--- begin EXERCISE INPUT ---
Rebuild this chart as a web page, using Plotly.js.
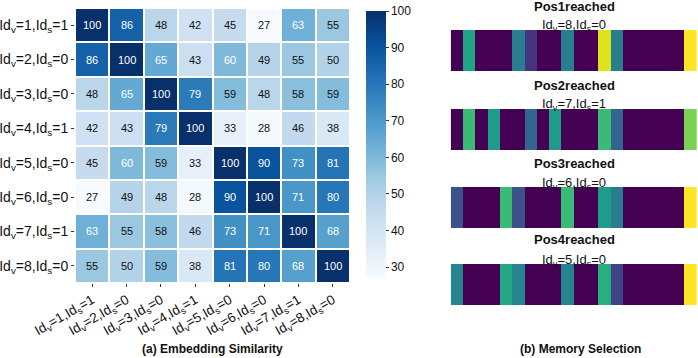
--- end EXERCISE INPUT ---
--- begin EXERCISE INPUT ---
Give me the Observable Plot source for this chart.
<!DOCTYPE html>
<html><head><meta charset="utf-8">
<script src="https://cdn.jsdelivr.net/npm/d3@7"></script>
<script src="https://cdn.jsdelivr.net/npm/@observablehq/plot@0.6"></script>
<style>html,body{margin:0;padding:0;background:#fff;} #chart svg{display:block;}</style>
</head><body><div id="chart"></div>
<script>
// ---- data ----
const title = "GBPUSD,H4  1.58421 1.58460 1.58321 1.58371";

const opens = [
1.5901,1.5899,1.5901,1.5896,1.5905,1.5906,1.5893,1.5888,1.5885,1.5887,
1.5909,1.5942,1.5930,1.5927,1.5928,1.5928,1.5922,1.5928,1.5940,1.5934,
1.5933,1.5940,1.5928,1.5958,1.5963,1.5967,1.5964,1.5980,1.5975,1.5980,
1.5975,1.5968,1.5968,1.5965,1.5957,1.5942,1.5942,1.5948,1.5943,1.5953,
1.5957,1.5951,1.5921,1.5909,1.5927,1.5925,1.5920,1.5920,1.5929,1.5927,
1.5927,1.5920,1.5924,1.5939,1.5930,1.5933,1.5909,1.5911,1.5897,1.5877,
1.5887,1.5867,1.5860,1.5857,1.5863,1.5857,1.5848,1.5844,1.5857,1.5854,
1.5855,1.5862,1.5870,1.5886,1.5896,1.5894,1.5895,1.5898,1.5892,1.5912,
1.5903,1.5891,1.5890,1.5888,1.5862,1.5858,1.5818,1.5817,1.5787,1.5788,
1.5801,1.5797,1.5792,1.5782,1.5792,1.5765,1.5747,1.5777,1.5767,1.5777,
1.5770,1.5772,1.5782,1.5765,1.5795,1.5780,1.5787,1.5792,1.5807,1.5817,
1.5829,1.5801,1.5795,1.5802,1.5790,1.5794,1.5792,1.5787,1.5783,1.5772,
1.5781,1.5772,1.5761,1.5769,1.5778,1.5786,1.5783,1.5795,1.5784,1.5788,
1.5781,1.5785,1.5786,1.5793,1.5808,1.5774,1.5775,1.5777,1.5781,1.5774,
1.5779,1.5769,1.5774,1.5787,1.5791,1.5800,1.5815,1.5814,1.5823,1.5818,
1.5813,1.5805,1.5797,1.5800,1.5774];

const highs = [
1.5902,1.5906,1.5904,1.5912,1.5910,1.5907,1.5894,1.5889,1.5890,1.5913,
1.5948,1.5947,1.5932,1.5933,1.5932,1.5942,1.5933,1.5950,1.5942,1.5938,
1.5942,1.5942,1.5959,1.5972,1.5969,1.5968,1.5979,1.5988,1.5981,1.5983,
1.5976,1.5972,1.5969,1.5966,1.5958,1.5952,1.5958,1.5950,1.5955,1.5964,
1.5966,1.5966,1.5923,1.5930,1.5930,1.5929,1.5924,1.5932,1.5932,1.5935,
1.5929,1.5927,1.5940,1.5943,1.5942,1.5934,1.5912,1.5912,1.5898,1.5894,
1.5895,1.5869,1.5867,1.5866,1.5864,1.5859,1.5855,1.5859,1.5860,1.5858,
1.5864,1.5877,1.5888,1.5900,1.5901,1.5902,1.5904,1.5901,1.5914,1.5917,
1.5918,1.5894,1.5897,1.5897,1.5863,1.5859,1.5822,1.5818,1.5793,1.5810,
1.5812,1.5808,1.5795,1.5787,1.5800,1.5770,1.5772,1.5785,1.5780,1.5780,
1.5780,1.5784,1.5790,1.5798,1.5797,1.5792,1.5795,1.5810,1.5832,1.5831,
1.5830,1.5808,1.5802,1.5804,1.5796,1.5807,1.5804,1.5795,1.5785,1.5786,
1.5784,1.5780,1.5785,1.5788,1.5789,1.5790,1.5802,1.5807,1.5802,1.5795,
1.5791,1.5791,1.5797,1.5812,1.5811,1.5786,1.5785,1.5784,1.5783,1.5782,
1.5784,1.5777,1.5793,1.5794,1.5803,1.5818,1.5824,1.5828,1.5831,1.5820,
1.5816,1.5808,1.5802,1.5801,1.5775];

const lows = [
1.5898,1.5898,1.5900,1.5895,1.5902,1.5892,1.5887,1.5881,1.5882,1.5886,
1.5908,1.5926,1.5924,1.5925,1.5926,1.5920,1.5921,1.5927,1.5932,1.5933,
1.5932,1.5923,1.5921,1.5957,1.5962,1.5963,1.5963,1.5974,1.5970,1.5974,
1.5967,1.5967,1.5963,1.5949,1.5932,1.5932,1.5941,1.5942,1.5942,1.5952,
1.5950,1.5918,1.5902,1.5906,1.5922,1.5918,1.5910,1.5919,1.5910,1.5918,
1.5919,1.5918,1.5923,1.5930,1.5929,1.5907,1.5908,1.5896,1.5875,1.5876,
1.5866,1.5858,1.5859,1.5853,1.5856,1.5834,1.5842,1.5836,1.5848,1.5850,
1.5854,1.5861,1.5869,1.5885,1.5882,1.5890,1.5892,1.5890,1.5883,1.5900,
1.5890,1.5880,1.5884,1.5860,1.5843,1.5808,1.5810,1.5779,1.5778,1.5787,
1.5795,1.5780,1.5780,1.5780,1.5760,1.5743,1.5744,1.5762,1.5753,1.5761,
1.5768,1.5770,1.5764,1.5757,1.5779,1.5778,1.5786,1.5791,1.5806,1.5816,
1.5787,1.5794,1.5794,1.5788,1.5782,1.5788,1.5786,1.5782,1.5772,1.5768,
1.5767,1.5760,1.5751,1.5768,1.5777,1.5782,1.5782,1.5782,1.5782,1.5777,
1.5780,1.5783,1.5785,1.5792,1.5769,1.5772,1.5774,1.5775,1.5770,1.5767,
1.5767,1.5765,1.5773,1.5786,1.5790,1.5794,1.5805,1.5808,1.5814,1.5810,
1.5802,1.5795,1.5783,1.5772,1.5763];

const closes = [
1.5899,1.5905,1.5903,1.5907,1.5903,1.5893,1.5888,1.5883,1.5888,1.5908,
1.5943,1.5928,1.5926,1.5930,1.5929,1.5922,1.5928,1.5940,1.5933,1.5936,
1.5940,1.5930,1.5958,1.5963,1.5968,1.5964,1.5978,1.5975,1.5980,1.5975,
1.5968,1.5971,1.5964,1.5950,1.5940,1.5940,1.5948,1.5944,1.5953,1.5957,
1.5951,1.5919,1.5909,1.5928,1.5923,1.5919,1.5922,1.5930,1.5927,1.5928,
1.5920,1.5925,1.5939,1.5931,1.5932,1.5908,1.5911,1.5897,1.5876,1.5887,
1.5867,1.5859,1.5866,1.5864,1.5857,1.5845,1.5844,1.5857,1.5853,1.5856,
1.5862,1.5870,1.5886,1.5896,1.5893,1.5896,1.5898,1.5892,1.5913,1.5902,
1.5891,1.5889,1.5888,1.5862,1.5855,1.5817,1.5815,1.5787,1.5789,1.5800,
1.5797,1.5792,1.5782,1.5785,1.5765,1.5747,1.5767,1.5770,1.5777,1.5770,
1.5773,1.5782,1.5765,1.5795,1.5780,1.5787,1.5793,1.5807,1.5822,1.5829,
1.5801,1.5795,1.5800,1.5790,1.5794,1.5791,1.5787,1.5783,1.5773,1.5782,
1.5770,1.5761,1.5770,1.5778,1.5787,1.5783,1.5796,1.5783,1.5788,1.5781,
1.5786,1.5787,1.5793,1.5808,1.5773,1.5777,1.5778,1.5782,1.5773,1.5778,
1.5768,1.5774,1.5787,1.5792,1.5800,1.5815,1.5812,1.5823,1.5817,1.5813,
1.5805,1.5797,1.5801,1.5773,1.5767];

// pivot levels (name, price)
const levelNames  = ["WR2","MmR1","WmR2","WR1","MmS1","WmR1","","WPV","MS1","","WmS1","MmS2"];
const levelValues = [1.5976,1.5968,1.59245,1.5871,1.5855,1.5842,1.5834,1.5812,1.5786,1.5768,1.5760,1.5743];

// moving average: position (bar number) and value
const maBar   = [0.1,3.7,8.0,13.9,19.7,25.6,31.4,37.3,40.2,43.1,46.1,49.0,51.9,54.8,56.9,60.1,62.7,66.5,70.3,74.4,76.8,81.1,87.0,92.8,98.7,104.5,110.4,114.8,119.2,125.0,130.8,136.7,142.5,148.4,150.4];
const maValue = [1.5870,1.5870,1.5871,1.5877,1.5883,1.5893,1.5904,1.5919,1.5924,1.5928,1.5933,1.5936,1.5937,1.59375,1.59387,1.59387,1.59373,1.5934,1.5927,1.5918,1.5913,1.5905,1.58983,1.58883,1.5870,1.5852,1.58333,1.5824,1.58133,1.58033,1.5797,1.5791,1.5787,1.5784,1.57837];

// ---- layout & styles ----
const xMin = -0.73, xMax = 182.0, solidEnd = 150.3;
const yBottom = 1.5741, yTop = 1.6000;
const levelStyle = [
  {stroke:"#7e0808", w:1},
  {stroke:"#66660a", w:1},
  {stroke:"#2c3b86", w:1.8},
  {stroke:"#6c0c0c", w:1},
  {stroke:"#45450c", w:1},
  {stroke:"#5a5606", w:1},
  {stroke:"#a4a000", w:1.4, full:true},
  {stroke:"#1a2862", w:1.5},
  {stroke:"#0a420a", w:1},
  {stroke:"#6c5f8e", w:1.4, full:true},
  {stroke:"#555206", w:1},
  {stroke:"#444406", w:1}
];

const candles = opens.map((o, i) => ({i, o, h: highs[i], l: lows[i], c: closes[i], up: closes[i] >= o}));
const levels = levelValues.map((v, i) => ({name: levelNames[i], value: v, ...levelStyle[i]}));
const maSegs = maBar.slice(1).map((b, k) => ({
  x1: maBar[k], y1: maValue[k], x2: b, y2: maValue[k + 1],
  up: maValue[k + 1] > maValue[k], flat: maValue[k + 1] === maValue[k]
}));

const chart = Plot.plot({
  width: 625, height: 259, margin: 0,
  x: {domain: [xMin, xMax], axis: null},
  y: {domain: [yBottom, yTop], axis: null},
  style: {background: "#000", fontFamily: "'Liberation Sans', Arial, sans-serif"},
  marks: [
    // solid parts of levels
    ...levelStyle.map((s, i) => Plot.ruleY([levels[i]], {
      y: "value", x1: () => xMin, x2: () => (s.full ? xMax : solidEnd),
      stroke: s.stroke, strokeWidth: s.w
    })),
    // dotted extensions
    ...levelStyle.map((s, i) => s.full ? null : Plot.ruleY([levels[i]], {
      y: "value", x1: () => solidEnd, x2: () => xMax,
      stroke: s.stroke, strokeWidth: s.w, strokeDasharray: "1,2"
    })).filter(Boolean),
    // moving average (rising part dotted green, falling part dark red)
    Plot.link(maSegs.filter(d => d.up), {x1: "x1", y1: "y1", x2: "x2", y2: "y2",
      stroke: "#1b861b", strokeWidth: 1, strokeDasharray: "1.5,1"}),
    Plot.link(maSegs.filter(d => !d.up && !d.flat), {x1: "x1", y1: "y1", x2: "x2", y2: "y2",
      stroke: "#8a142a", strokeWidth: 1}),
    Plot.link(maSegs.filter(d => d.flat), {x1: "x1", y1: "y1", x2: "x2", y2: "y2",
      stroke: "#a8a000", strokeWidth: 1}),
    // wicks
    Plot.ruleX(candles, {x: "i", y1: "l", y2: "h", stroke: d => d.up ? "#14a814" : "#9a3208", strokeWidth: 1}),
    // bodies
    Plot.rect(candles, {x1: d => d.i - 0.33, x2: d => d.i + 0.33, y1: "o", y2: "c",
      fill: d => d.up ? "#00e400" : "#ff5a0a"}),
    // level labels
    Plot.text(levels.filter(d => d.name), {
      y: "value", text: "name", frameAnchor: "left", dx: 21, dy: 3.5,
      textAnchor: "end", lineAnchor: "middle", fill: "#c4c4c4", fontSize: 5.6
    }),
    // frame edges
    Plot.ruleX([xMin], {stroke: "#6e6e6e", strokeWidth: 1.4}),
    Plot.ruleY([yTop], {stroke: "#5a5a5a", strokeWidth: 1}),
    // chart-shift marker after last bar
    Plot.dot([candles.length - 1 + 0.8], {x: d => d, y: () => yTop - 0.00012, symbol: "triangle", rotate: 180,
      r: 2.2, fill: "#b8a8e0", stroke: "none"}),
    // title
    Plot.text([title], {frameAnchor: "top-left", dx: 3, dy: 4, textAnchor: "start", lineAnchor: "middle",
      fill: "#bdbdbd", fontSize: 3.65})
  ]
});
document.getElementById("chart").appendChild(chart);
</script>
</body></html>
--- end EXERCISE INPUT ---
### EXERCISE AIM
In the material above, locate the line containing "Give me the" and the line containing "1.58421 1.58460 1.58321". Transcribe exactly those two lines and every line between them, and nothing more.

### SOLUTION FOR THIS TASK
Give me the Observable Plot source for this chart.
<!DOCTYPE html>
<html><head><meta charset="utf-8">
<script src="https://cdn.jsdelivr.net/npm/d3@7"></script>
<script src="https://cdn.jsdelivr.net/npm/@observablehq/plot@0.6"></script>
<style>html,body{margin:0;padding:0;background:#fff;} #chart svg{display:block;}</style>
</head><body><div id="chart"></div>
<script>
// ---- data ----
const title = "GBPUSD,H4  1.58421 1.58460 1.58321 1.58371";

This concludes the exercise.